2. Inconformado com a decisão proferida, o recorrente veio deduzir a seguinte reclamação:
«A., recorrente nos autos supra id tendo sido notificado em 29-6-2013 do teor da Decisão Sumária de 25-6-2013 e não se conformando com a mesma, vem reclamar para a Conferência dando como reproduzidos in totum os argumentos já aduzidos nas alegações de recurso.» (fls. 500)
3. Notificado para o efeito, o Ministério Público veio responder nos seguintes termos, que ora se resumem:
«1º
Pela douta Decisão Sumária n.º 330/2013, não se conheceu do objeto do recurso interposto para o Tribunal Constitucional por A. porque numa parte não vinha enunciada uma questão de constitucionalidade de natureza normativa e na outra porque a decisão recorrida – o Acórdão da Relação de Lisboa, de 16 de Abril de 2013 – não aplicara o artigo 127.º do Código Penal na interpretação que vinha questionada pelo recorrente.
2º
Parece-nos evidente a não verificação daqueles requisitos de admissibilidade do recurso interposto ao abrigo da alínea b) do n.º 1 do artigo 70.º da LTC.
3º
Na reclamação agora apresentada, o recorrente não impugna os fundamentos da decisão reclamada, limitando-se a dizer que dá por “reproduzidos in totum os argumentos já aduzidos nas alegações de recurso”.
4º
Pelo exposto, deve indeferir-se a reclamação.»
Posto isto, importa apreciar e decidir.
II – FUNDAMENTAÇÃO
4. A decisão reclamada não conheceu sobre o mérito do recurso, tendo-se limitado a verificar a sua impossibilidade, em função da falta de preenchimento de pressupostos processuais indispensáveis ao conhecimento do objeto. Ora, por via da remissão para as suas alegações de recurso – apresentadas perante a 5ª Secção do Tribunal da Relação de Lisboa –, o reclamante limita-se a reiterar alegações formuladas acerca do mérito do recurso. Por força dessa remissão, não invoca nenhum fundamento relativo à falta de preenchimento de pressupostos processuais que pudesse conduzir à alteração da decisão reclamada.
Por conseguinte, mantém-se integralmente o teor da mesma.
III - DECISÃO
Em face do exposto, decide-se indeferir a presente reclamação.

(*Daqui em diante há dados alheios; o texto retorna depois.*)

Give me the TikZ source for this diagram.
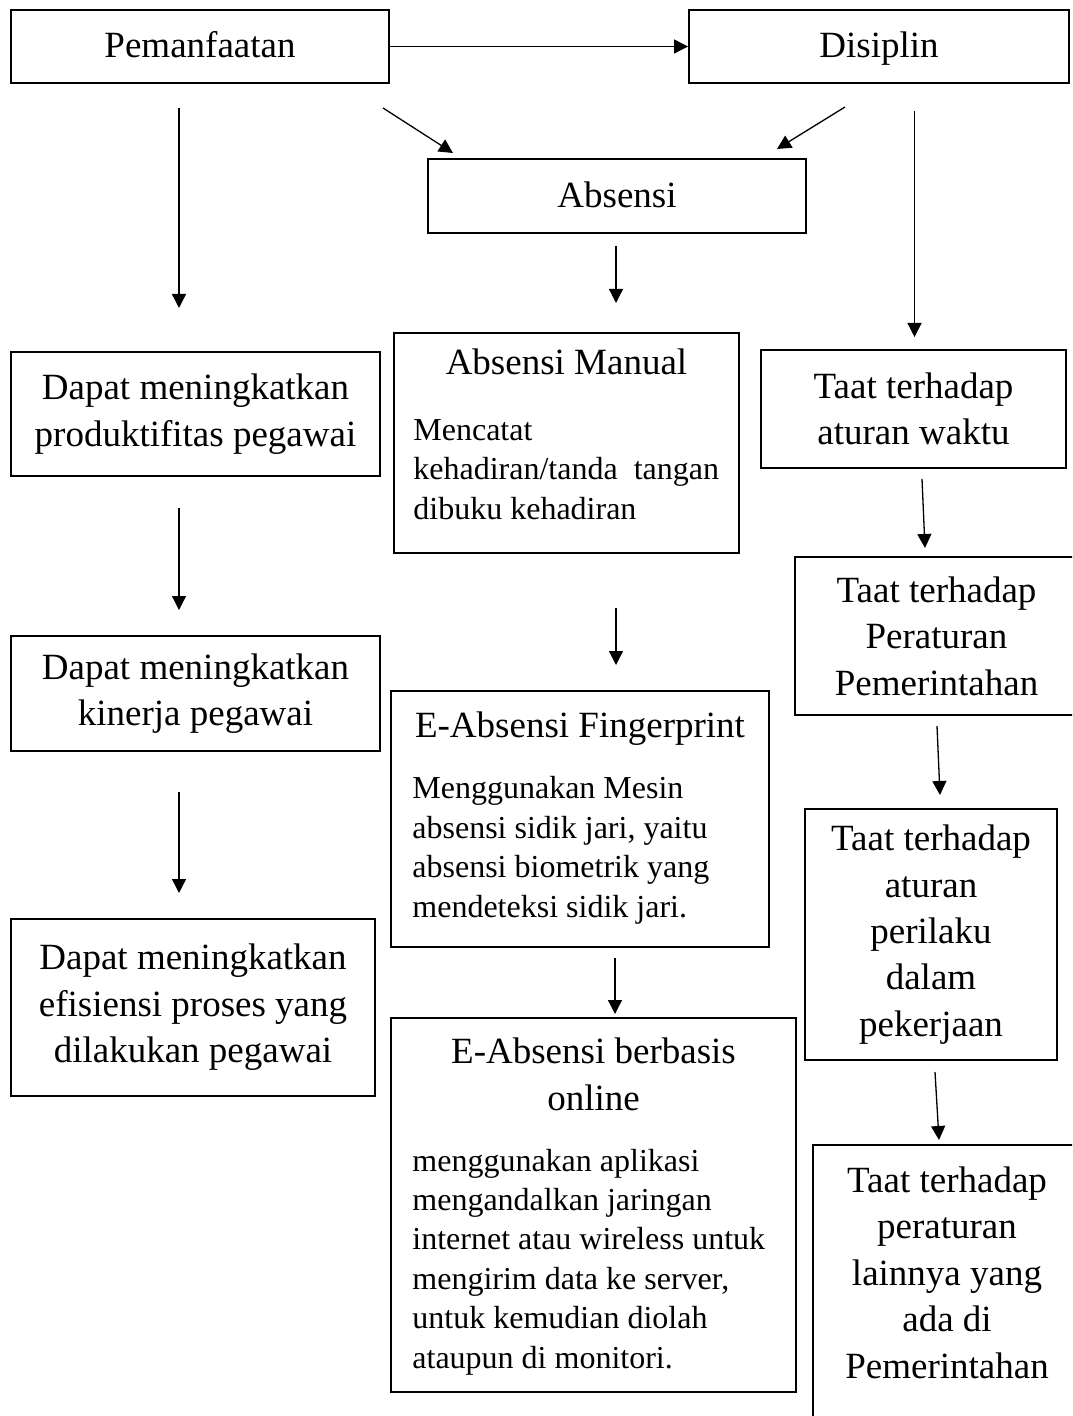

Custas devidas pelo recorrente, fixando-se a taxa de justiça em 20 UC´s, nos termos do artigo 7º do Decreto-Lei n.º 303/98, de 07 de outubro, sem prejuízo do benefício de apoio judiciário, na modalidade de dispensa de pagamento da taxa justiça, de que o recorrente beneficia.
Lisboa, 10 de outubro de 2013. – Ana Guerra Martins – João Cura Mariano – Joaquim de Sousa Ribeiro.